(Task): Write out the entire listing below exactly, with the pictures left out.

===

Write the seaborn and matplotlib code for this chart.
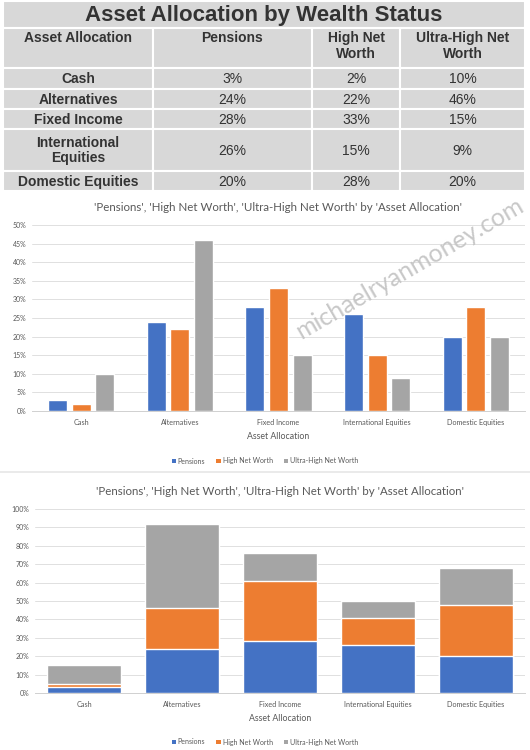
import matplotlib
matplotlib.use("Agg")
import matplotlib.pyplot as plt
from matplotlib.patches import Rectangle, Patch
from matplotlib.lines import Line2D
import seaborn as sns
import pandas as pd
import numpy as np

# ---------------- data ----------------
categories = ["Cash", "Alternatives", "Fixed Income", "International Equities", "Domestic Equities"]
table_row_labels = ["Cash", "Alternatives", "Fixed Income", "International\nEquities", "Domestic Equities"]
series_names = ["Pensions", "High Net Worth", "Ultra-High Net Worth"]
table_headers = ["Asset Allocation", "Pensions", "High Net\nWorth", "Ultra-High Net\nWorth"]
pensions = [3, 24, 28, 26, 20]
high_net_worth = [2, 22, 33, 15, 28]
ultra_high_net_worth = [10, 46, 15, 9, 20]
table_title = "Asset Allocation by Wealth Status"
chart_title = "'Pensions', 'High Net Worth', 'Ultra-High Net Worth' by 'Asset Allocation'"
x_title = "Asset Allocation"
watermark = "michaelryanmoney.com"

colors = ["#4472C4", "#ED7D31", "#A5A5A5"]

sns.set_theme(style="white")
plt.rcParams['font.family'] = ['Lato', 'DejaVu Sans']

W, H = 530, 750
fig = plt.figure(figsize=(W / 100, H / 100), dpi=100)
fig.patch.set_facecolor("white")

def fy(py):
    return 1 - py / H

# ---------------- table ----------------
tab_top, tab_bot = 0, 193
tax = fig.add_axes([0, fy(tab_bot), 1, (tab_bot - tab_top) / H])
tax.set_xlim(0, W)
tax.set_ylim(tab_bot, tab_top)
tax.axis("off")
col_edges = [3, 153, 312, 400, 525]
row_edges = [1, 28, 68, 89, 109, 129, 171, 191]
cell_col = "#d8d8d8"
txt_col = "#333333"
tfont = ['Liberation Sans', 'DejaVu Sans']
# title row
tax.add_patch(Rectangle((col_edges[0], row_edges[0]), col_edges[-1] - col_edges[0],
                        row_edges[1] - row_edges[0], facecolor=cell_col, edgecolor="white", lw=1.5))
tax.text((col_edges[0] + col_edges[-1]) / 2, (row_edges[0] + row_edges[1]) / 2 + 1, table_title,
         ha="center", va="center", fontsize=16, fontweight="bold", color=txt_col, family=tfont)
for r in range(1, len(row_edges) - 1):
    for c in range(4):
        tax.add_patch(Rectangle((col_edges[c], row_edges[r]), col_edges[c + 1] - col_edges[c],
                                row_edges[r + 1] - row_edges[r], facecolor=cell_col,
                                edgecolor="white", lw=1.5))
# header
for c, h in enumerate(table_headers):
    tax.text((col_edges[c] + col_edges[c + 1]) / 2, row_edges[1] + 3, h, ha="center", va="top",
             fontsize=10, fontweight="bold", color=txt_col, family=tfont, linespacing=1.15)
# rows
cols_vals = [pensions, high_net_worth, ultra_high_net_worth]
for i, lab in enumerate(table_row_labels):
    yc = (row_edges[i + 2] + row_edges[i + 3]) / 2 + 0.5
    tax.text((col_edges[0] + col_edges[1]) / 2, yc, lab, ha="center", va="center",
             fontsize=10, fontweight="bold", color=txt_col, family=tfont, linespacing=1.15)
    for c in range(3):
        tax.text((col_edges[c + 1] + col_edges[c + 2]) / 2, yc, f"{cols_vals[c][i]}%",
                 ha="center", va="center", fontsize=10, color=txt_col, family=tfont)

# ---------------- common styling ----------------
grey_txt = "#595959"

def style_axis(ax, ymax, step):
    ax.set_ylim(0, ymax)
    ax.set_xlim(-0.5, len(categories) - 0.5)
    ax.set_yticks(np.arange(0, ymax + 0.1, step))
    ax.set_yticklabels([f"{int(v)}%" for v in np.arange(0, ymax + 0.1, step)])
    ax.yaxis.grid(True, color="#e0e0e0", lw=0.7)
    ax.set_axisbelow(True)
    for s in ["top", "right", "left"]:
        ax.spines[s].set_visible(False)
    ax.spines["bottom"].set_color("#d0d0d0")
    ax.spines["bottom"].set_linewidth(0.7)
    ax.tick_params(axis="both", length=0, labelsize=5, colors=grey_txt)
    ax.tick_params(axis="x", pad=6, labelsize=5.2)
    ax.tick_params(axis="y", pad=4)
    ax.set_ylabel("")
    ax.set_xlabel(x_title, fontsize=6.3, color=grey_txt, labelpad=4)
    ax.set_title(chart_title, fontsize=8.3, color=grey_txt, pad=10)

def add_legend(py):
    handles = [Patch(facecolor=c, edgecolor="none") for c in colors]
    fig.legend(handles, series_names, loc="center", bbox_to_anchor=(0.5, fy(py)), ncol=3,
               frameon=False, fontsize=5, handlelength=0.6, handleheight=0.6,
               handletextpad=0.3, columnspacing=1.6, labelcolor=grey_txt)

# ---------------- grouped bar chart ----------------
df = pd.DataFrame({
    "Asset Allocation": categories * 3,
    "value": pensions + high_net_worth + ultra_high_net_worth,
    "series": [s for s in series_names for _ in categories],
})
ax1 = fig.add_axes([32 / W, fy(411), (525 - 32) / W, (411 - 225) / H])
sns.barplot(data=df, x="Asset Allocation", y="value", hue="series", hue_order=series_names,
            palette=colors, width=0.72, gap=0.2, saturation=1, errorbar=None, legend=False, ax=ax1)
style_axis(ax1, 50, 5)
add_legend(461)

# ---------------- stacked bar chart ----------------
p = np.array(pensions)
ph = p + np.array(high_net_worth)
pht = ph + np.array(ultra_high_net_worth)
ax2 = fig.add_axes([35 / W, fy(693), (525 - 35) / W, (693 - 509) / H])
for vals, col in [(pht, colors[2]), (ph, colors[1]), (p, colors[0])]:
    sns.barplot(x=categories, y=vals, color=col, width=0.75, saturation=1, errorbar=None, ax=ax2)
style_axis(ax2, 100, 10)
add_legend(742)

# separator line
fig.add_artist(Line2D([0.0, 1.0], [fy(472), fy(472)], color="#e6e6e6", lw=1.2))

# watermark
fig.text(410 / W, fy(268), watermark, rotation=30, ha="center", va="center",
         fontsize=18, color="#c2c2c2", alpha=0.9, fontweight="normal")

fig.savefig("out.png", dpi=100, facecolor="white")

===

(Answer to the exercise):
Write the seaborn and matplotlib code for this chart.
import matplotlib
matplotlib.use("Agg")
import matplotlib.pyplot as plt
from matplotlib.patches import Rectangle, Patch
from matplotlib.lines import Line2D
import seaborn as sns
import pandas as pd
import numpy as np

# ---------------- data ----------------
categories = ["Cash", "Alternatives", "Fixed Income", "International Equities", "Domestic Equities"]
table_row_labels = ["Cash", "Alternatives", "Fixed Income", "International\nEquities", "Domestic Equities"]
series_names = ["Pensions", "High Net Worth", "Ultra-High Net Worth"]
table_headers = ["Asset Allocation", "Pensions", "High Net\nWorth", "Ultra-High Net\nWorth"]
pensions = [3, 24, 28, 26, 20]
high_net_worth = [2, 22, 33, 15, 28]
ultra_high_net_worth = [10, 46, 15, 9, 20]
table_title = "Asset Allocation by Wealth Status"
chart_title = "'Pensions', 'High Net Worth', 'Ultra-High Net Worth' by 'Asset Allocation'"
x_title = "Asset Allocation"
watermark = "michaelryanmoney.com"

colors = ["#4472C4", "#ED7D31", "#A5A5A5"]

sns.set_theme(style="white")
plt.rcParams['font.family'] = ['Lato', 'DejaVu Sans']

W, H = 530, 750
fig = plt.figure(figsize=(W / 100, H / 100), dpi=100)
fig.patch.set_facecolor("white")

def fy(py):
    return 1 - py / H

# ---------------- table ----------------
tab_top, tab_bot = 0, 193
tax = fig.add_axes([0, fy(tab_bot), 1, (tab_bot - tab_top) / H])
tax.set_xlim(0, W)
tax.set_ylim(tab_bot, tab_top)
tax.axis("off")
col_edges = [3, 153, 312, 400, 525]
row_edges = [1, 28, 68, 89, 109, 129, 171, 191]
cell_col = "#d8d8d8"
txt_col = "#333333"
tfont = ['Liberation Sans', 'DejaVu Sans']
# title row
tax.add_patch(Rectangle((col_edges[0], row_edges[0]), col_edges[-1] - col_edges[0],
                        row_edges[1] - row_edges[0], facecolor=cell_col, edgecolor="white", lw=1.5))
tax.text((col_edges[0] + col_edges[-1]) / 2, (row_edges[0] + row_edges[1]) / 2 + 1, table_title,
         ha="center", va="center", fontsize=16, fontweight="bold", color=txt_col, family=tfont)
for r in range(1, len(row_edges) - 1):
    for c in range(4):
        tax.add_patch(Rectangle((col_edges[c], row_edges[r]), col_edges[c + 1] - col_edges[c],
                                row_edges[r + 1] - row_edges[r], facecolor=cell_col,
                                edgecolor="white", lw=1.5))
# header
for c, h in enumerate(table_headers):
    tax.text((col_edges[c] + col_edges[c + 1]) / 2, row_edges[1] + 3, h, ha="center", va="top",
             fontsize=10, fontweight="bold", color=txt_col, family=tfont, linespacing=1.15)
# rows
cols_vals = [pensions, high_net_worth, ultra_high_net_worth]
for i, lab in enumerate(table_row_labels):
    yc = (row_edges[i + 2] + row_edges[i + 3]) / 2 + 0.5
    tax.text((col_edges[0] + col_edges[1]) / 2, yc, lab, ha="center", va="center",
             fontsize=10, fontweight="bold", color=txt_col, family=tfont, linespacing=1.15)
    for c in range(3):
        tax.text((col_edges[c + 1] + col_edges[c + 2]) / 2, yc, f"{cols_vals[c][i]}%",
                 ha="center", va="center", fontsize=10, color=txt_col, family=tfont)

# ---------------- common styling ----------------
grey_txt = "#595959"

def style_axis(ax, ymax, step):
    ax.set_ylim(0, ymax)
    ax.set_xlim(-0.5, len(categories) - 0.5)
    ax.set_yticks(np.arange(0, ymax + 0.1, step))
    ax.set_yticklabels([f"{int(v)}%" for v in np.arange(0, ymax + 0.1, step)])
    ax.yaxis.grid(True, color="#e0e0e0", lw=0.7)
    ax.set_axisbelow(True)
    for s in ["top", "right", "left"]:
        ax.spines[s].set_visible(False)
    ax.spines["bottom"].set_color("#d0d0d0")
    ax.spines["bottom"].set_linewidth(0.7)
    ax.tick_params(axis="both", length=0, labelsize=5, colors=grey_txt)
    ax.tick_params(axis="x", pad=6, labelsize=5.2)
    ax.tick_params(axis="y", pad=4)
    ax.set_ylabel("")
    ax.set_xlabel(x_title, fontsize=6.3, color=grey_txt, labelpad=4)
    ax.set_title(chart_title, fontsize=8.3, color=grey_txt, pad=10)

def add_legend(py):
    handles = [Patch(facecolor=c, edgecolor="none") for c in colors]
    fig.legend(handles, series_names, loc="center", bbox_to_anchor=(0.5, fy(py)), ncol=3,
               frameon=False, fontsize=5, handlelength=0.6, handleheight=0.6,
               handletextpad=0.3, columnspacing=1.6, labelcolor=grey_txt)

# ---------------- grouped bar chart ----------------
df = pd.DataFrame({
    "Asset Allocation": categories * 3,
    "value": pensions + high_net_worth + ultra_high_net_worth,
    "series": [s for s in series_names for _ in categories],
})
ax1 = fig.add_axes([32 / W, fy(411), (525 - 32) / W, (411 - 225) / H])
sns.barplot(data=df, x="Asset Allocation", y="value", hue="series", hue_order=series_names,
            palette=colors, width=0.72, gap=0.2, saturation=1, errorbar=None, legend=False, ax=ax1)
style_axis(ax1, 50, 5)
add_legend(461)

# ---------------- stacked bar chart ----------------
p = np.array(pensions)
ph = p + np.array(high_net_worth)
pht = ph + np.array(ultra_high_net_worth)
ax2 = fig.add_axes([35 / W, fy(693), (525 - 35) / W, (693 - 509) / H])
for vals, col in [(pht, colors[2]), (ph, colors[1]), (p, colors[0])]:
    sns.barplot(x=categories, y=vals, color=col, width=0.75, saturation=1, errorbar=None, ax=ax2)
style_axis(ax2, 100, 10)
add_legend(742)

# separator line
fig.add_artist(Line2D([0.0, 1.0], [fy(472), fy(472)], color="#e6e6e6", lw=1.2))

# watermark
fig.text(410 / W, fy(268), watermark, rotation=30, ha="center", va="center",
         fontsize=18, color="#c2c2c2", alpha=0.9, fontweight="normal")

fig.savefig("out.png", dpi=100, facecolor="white")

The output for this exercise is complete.